▶ _DATASET EXTRACT_:
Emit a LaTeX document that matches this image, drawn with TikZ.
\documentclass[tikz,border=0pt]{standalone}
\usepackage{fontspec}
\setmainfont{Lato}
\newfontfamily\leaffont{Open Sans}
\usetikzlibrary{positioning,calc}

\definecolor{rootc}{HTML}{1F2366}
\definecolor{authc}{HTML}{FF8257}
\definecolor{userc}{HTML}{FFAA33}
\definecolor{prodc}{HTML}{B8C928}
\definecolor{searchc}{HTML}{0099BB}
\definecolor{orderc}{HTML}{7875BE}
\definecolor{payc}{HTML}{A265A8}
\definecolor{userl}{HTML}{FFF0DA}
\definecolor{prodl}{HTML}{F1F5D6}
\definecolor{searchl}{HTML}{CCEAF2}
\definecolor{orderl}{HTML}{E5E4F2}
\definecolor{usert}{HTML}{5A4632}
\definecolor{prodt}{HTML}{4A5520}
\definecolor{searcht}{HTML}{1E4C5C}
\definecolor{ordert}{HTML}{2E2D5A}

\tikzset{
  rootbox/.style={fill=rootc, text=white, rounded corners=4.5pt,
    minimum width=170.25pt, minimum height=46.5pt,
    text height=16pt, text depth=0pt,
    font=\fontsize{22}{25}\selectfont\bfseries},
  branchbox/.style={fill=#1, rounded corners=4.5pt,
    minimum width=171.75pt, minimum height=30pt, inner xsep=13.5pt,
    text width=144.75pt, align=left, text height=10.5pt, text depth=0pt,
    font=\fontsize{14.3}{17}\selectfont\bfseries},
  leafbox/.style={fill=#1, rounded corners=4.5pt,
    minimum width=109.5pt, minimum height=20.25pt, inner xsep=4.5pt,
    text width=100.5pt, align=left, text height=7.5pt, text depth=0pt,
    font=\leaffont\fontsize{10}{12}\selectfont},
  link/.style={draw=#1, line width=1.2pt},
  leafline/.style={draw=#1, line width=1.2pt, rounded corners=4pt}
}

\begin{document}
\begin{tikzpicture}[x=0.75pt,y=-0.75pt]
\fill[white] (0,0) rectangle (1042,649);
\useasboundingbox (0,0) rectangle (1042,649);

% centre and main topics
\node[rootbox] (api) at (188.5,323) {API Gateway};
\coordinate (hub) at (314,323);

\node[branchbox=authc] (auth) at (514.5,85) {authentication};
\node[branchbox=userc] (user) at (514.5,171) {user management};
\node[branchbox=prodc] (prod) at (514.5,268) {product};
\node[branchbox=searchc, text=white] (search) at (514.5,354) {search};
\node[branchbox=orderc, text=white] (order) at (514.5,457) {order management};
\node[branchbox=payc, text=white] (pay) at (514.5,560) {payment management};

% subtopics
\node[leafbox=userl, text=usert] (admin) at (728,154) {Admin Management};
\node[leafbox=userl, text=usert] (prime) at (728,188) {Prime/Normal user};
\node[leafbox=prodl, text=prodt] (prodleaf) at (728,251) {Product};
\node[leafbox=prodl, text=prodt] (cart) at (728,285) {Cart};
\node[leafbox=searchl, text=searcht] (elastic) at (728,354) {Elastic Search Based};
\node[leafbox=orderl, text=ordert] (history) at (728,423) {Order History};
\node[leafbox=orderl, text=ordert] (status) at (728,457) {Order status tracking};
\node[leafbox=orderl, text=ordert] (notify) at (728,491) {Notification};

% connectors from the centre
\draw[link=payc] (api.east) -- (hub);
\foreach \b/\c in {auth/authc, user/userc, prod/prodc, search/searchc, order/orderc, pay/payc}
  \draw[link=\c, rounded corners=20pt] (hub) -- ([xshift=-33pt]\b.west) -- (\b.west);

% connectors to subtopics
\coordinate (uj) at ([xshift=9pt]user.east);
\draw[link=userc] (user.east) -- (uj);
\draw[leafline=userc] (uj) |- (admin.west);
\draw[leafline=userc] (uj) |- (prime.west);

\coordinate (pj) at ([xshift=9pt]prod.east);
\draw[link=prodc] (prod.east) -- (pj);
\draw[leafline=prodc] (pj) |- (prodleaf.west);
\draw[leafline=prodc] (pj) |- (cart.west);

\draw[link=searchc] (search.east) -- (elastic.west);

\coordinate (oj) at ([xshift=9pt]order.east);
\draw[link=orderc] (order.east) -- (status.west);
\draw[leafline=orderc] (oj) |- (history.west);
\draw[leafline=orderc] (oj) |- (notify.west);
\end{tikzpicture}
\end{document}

▶ _TO BE DONE_: Retype the listing above in full, with no alterations.

▶ _WRITTEN ANSWER_:
Emit a LaTeX document that matches this image, drawn with TikZ.
\documentclass[tikz,border=0pt]{standalone}
\usepackage{fontspec}
\setmainfont{Lato}
\newfontfamily\leaffont{Open Sans}
\usetikzlibrary{positioning,calc}

\definecolor{rootc}{HTML}{1F2366}
\definecolor{authc}{HTML}{FF8257}
\definecolor{userc}{HTML}{FFAA33}
\definecolor{prodc}{HTML}{B8C928}
\definecolor{searchc}{HTML}{0099BB}
\definecolor{orderc}{HTML}{7875BE}
\definecolor{payc}{HTML}{A265A8}
\definecolor{userl}{HTML}{FFF0DA}
\definecolor{prodl}{HTML}{F1F5D6}
\definecolor{searchl}{HTML}{CCEAF2}
\definecolor{orderl}{HTML}{E5E4F2}
\definecolor{usert}{HTML}{5A4632}
\definecolor{prodt}{HTML}{4A5520}
\definecolor{searcht}{HTML}{1E4C5C}
\definecolor{ordert}{HTML}{2E2D5A}

\tikzset{
  rootbox/.style={fill=rootc, text=white, rounded corners=4.5pt,
    minimum width=170.25pt, minimum height=46.5pt,
    text height=16pt, text depth=0pt,
    font=\fontsize{22}{25}\selectfont\bfseries},
  branchbox/.style={fill=#1, rounded corners=4.5pt,
    minimum width=171.75pt, minimum height=30pt, inner xsep=13.5pt,
    text width=144.75pt, align=left, text height=10.5pt, text depth=0pt,
    font=\fontsize{14.3}{17}\selectfont\bfseries},
  leafbox/.style={fill=#1, rounded corners=4.5pt,
    minimum width=109.5pt, minimum height=20.25pt, inner xsep=4.5pt,
    text width=100.5pt, align=left, text height=7.5pt, text depth=0pt,
    font=\leaffont\fontsize{10}{12}\selectfont},
  link/.style={draw=#1, line width=1.2pt},
  leafline/.style={draw=#1, line width=1.2pt, rounded corners=4pt}
}

\begin{document}
\begin{tikzpicture}[x=0.75pt,y=-0.75pt]
\fill[white] (0,0) rectangle (1042,649);
\useasboundingbox (0,0) rectangle (1042,649);

% centre and main topics
\node[rootbox] (api) at (188.5,323) {API Gateway};
\coordinate (hub) at (314,323);

\node[branchbox=authc] (auth) at (514.5,85) {authentication};
\node[branchbox=userc] (user) at (514.5,171) {user management};
\node[branchbox=prodc] (prod) at (514.5,268) {product};
\node[branchbox=searchc, text=white] (search) at (514.5,354) {search};
\node[branchbox=orderc, text=white] (order) at (514.5,457) {order management};
\node[branchbox=payc, text=white] (pay) at (514.5,560) {payment management};

% subtopics
\node[leafbox=userl, text=usert] (admin) at (728,154) {Admin Management};
\node[leafbox=userl, text=usert] (prime) at (728,188) {Prime/Normal user};
\node[leafbox=prodl, text=prodt] (prodleaf) at (728,251) {Product};
\node[leafbox=prodl, text=prodt] (cart) at (728,285) {Cart};
\node[leafbox=searchl, text=searcht] (elastic) at (728,354) {Elastic Search Based};
\node[leafbox=orderl, text=ordert] (history) at (728,423) {Order History};
\node[leafbox=orderl, text=ordert] (status) at (728,457) {Order status tracking};
\node[leafbox=orderl, text=ordert] (notify) at (728,491) {Notification};

% connectors from the centre
\draw[link=payc] (api.east) -- (hub);
\foreach \b/\c in {auth/authc, user/userc, prod/prodc, search/searchc, order/orderc, pay/payc}
  \draw[link=\c, rounded corners=20pt] (hub) -- ([xshift=-33pt]\b.west) -- (\b.west);

% connectors to subtopics
\coordinate (uj) at ([xshift=9pt]user.east);
\draw[link=userc] (user.east) -- (uj);
\draw[leafline=userc] (uj) |- (admin.west);
\draw[leafline=userc] (uj) |- (prime.west);

\coordinate (pj) at ([xshift=9pt]prod.east);
\draw[link=prodc] (prod.east) -- (pj);
\draw[leafline=prodc] (pj) |- (prodleaf.west);
\draw[leafline=prodc] (pj) |- (cart.west);

\draw[link=searchc] (search.east) -- (elastic.west);

\coordinate (oj) at ([xshift=9pt]order.east);
\draw[link=orderc] (order.east) -- (status.west);
\draw[leafline=orderc] (oj) |- (history.west);
\draw[leafline=orderc] (oj) |- (notify.west);
\end{tikzpicture}
\end{document}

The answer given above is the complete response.